Growth on the cards for Singapore Yacht Show

Singapore Yacht Show … expect an on-water display twice as large as last year’s

THE Dubai International Boat Show, which took place last month in Dubai, UAE, might seem perfectly placed to attract the rich and famous wishing to flash their cash on beautiful yachts.

But there is a new kid on the block who is threatening to steal the show.

The Singapore Yacht Show, due to be held this month (April 10 to 13) during Singapore Maritime Week, is attracting world-class brands to consolidate its position as Asia’s premier industry event.
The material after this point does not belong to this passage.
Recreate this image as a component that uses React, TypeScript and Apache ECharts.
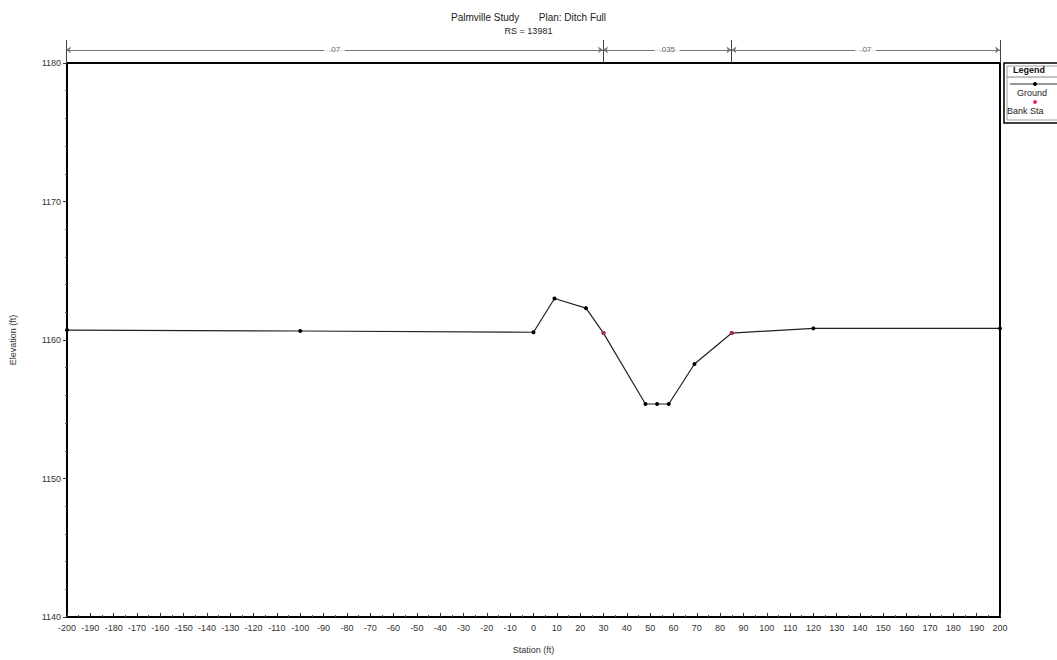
import React, { useEffect, useRef } from "react";
import * as echarts from "echarts";

const stations = [-200, -100, 0, 9, 22.5, 30, 48, 53, 58, 69, 85, 120, 200];
const elevations = [1160.72, 1160.65, 1160.56, 1163.0, 1162.3, 1160.5, 1155.38, 1155.38, 1155.38, 1158.27, 1160.5, 1160.84, 1160.84];
const bankStations = [30, 85];
const bankElevations = [1160.5, 1160.5];
const nBreaks = [-200, 30, 85, 200];
const nLabels = [".07", ".035", ".07"];
const titleLine1 = "Palmville Study       Plan: Ditch Full";
const titleLine2 = "RS = 13981";

const FONT = "Liberation Sans, Arial, sans-serif";

export default function App() {
  const ref = useRef<HTMLDivElement>(null);
  useEffect(() => {
    document.body.style.margin = "0";
    const chart = echarts.init(ref.current!, null, { renderer: "svg" });
    const ground = stations.map((s, i) => [s, elevations[i]]);
    const banks = bankStations.map((s, i) => [s, bankElevations[i]]);
    const nY = 0.57;
    const segs = nLabels.map((_, i) => ({ coords: [[nBreaks[i], nY], [nBreaks[i + 1], nY]] }));
    const ticks = nBreaks.map((b) => ({ coords: [[b, 0], [b, 1]] }));
    const mids = nLabels.map((l, i) => ({ value: [(nBreaks[i] + nBreaks[i + 1]) / 2, nY], name: l }));
    chart.setOption({
      animation: false,
      textStyle: { fontFamily: FONT },
      title: [
        { text: titleLine1, left: "center", top: 7, textStyle: { fontSize: 10, fontWeight: "normal", color: "#222", fontFamily: FONT } },
        { text: titleLine2, left: "center", top: 21, textStyle: { fontSize: 9, fontWeight: "normal", color: "#222", fontFamily: FONT } },
      ],
      grid: [
        { left: 66, right: 57, top: 63, bottom: 43, show: true, borderColor: "#000", borderWidth: 2, backgroundColor: "#fff" },
        { left: 66, right: 57, top: 40, height: 23, show: false },
      ],
      xAxis: [
        {
          type: "value", min: -200, max: 200, interval: 10, gridIndex: 0,
          name: "Station (ft)", nameLocation: "middle", nameGap: 28,
          nameTextStyle: { fontSize: 9, color: "#333" },
          axisLine: { onZero: false, lineStyle: { color: "#000", width: 2 } },
          axisTick: { inside: true, length: 4, lineStyle: { color: "#333" } },
          minorTick: { show: true, splitNumber: 2, length: 2, lineStyle: { color: "#555" } },
          splitLine: { show: false },
          axisLabel: { fontSize: 9, color: "#333", margin: 6, interval: 0, hideOverlap: false },
        },
        { type: "value", min: -200, max: 200, gridIndex: 1, show: false },
      ],
      yAxis: [
        {
          type: "value", min: 1140, max: 1180, interval: 10, gridIndex: 0,
          name: "Elevation (ft)", nameLocation: "middle", nameGap: 50, nameRotate: 90,
          nameTextStyle: { fontSize: 9, color: "#333" },
          axisLine: { onZero: false, lineStyle: { color: "#000", width: 2 } },
          axisTick: { show: true, length: 4, lineStyle: { color: "#333" } },
          minorTick: { show: true, splitNumber: 5, length: 2, lineStyle: { color: "#555" } },
          splitLine: { show: false },
          axisLabel: { fontSize: 9, color: "#333", margin: 6, formatter: (v: number) => String(v) },
        },
        { type: "value", min: 0, max: 1, gridIndex: 1, show: false },
      ],
      series: [
        {
          name: "Ground", type: "line", data: ground, xAxisIndex: 0, yAxisIndex: 0,
          symbol: "circle", symbolSize: 4, showAllSymbol: true,
          lineStyle: { color: "#222", width: 1.2 }, itemStyle: { color: "#000" },
        },
        {
          name: "Bank Sta", type: "scatter", data: banks, xAxisIndex: 0, yAxisIndex: 0,
          symbol: "circle", symbolSize: 4, itemStyle: { color: "#e8325a" }, z: 5,
        },
        {
          type: "lines", coordinateSystem: "cartesian2d", xAxisIndex: 1, yAxisIndex: 1,
          data: segs, symbol: ["arrow", "arrow"], symbolSize: 5,
          lineStyle: { color: "#777", width: 1, opacity: 1 },
        },
        {
          type: "lines", coordinateSystem: "cartesian2d", xAxisIndex: 1, yAxisIndex: 1,
          data: ticks, symbol: ["none", "none"],
          lineStyle: { color: "#444", width: 1, opacity: 1 },
        },
        {
          type: "scatter", xAxisIndex: 1, yAxisIndex: 1, data: mids, symbolSize: 0, z: 4,
          label: {
            show: true, position: "inside", formatter: (p: any) => p.name,
            fontSize: 8, color: "#333", backgroundColor: "#fff", padding: [1, 5],
          },
        },
      ],
      graphic: [
        { type: "rect", shape: { x: 1004, y: 63, width: 60, height: 60 }, style: { fill: "#fff", stroke: "#000", lineWidth: 1.5 } },
        { type: "rect", shape: { x: 1007, y: 66, width: 60, height: 54 }, style: { fill: "none", stroke: "#888", lineWidth: 0.8 } },
        { type: "text", x: 1013, y: 65, style: { text: "Legend", fontSize: 9, fontWeight: "bold", fill: "#111", fontFamily: FONT } },
        { type: "line", shape: { x1: 1007, y1: 77, x2: 1057, y2: 77 }, style: { stroke: "#666", lineWidth: 0.8 } },
        { type: "line", shape: { x1: 1010, y1: 84, x2: 1057, y2: 84 }, style: { stroke: "#333", lineWidth: 1 } },
        { type: "circle", shape: { cx: 1035, cy: 84, r: 2 }, style: { fill: "#000" } },
        { type: "text", x: 1017, y: 88, style: { text: "Ground", fontSize: 9, fill: "#222", fontFamily: FONT } },
        { type: "circle", shape: { cx: 1035, cy: 102, r: 2 }, style: { fill: "#e8325a" } },
        { type: "text", x: 1007, y: 106, style: { text: "Bank Sta", fontSize: 9, fill: "#222", fontFamily: FONT } },
      ],
    });
    return () => chart.dispose();
  }, []);
  return <div ref={ref} style={{ width: 1057, height: 660 }} />;
}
The show is only in its fourth year, compared to the 22 years that the Dubai show has been running. However, its growth is impressive: the on-water display will be twice as large as last year, with a greater number of superyachts and boats totalling an expected 100 vessels, and valued at hundreds of millions of dollars. More than 11,000 unique visitors attended in 2013, and a sharp growth is expected this year.

However, Singapore has a long way to go to compete on the scale of the Dubai’s show, which is held at the Dubai International Marine Club, Mina Seyahi. It is the Middle East’s largest marine leisure exhibition, with 430 boats on display, and more than 26,000 international and local visitors. Demonstrating the region’s growing maritime market, this year it attracted 750 exhibitors, a 20 per cent increase in new exhibitors compared to 2013.

Saeed Hareb, vice-president, Dubai International Marine Club and senior advisor, Dubai International Boat Show, said: “Dubai is set to become the world’s leisure maritime capital, thanks to modern marina facilities, strong maritime tourism infrastructure, and increasingly knowledgeable boat-buying customers. Dubai is cementing its status as a hub for mega events and making a major impact on the leisure maritime market, with millions of visitors wanting to experience the UAE from the water.”

Highlights at the Dubai show included two of the largest superyachts in the history of the Dubai International Boat Show; the 88.5-m Nirvana and 8-m Quattroelle.

Both the Singapore and Dubai shows cater for visitors interested in the wider luxury lifestyle with displays of supercars, jewellery, fashion and fine art.

Singapore now holds the title of the most expensive city in the world and WealthInsight ranks it as the third highest city in the world for resident multi-millionaires. The 2014 Forbes billionaire’s list identifies 16 Singaporean billionaires amassing a wealth of $45 billion, compared to the four Emiratis, with a wealth of $14.6 billion and seven Saudis, with a wealth of $49 billion.

Phil Blake, the event manager at the Singapore Yacht Show, and previously the general manager of Dubai Marina Yacht Club, said: “Both the Middle Eastern and Asian markets are new, but increasingly looking to spend their disposable incomes on luxury lifestyle items. I think what makes Singapore interesting is that it’s right in the middle of a major cruising route, which is becoming increasingly popular during the European winter.

He added: “We’ve definitely seen many more people in Singapore become interested in yachting, and in particular in the luxury market, which corresponds to the rising wealth in the region, the greater emphasis on leisure, and the desire to own the ultimate luxury leisure accessory.”

Blake insists, however, that Singapore is not a Dubai competitor: “Whilst the shows are at a similar time of year and cater to a similar demographic, they are not competing. Last year there were a number of visitors from the UAE at the show, and it is convenient for yachts who exhibit there to cruise across to Singapore in time for this event.”

Highlights of the Singapore show will include a debut by Simpson Marine’s Lagoon 52 cruising catamaran and The Royal Albatross, a tall ship refurbished with a superyacht interior.

Andy Treadwell, managing director of organiser Singapore Yacht Events, said: “The show has grown tremendously over the four years since we started, practically doubling in size at each edition.”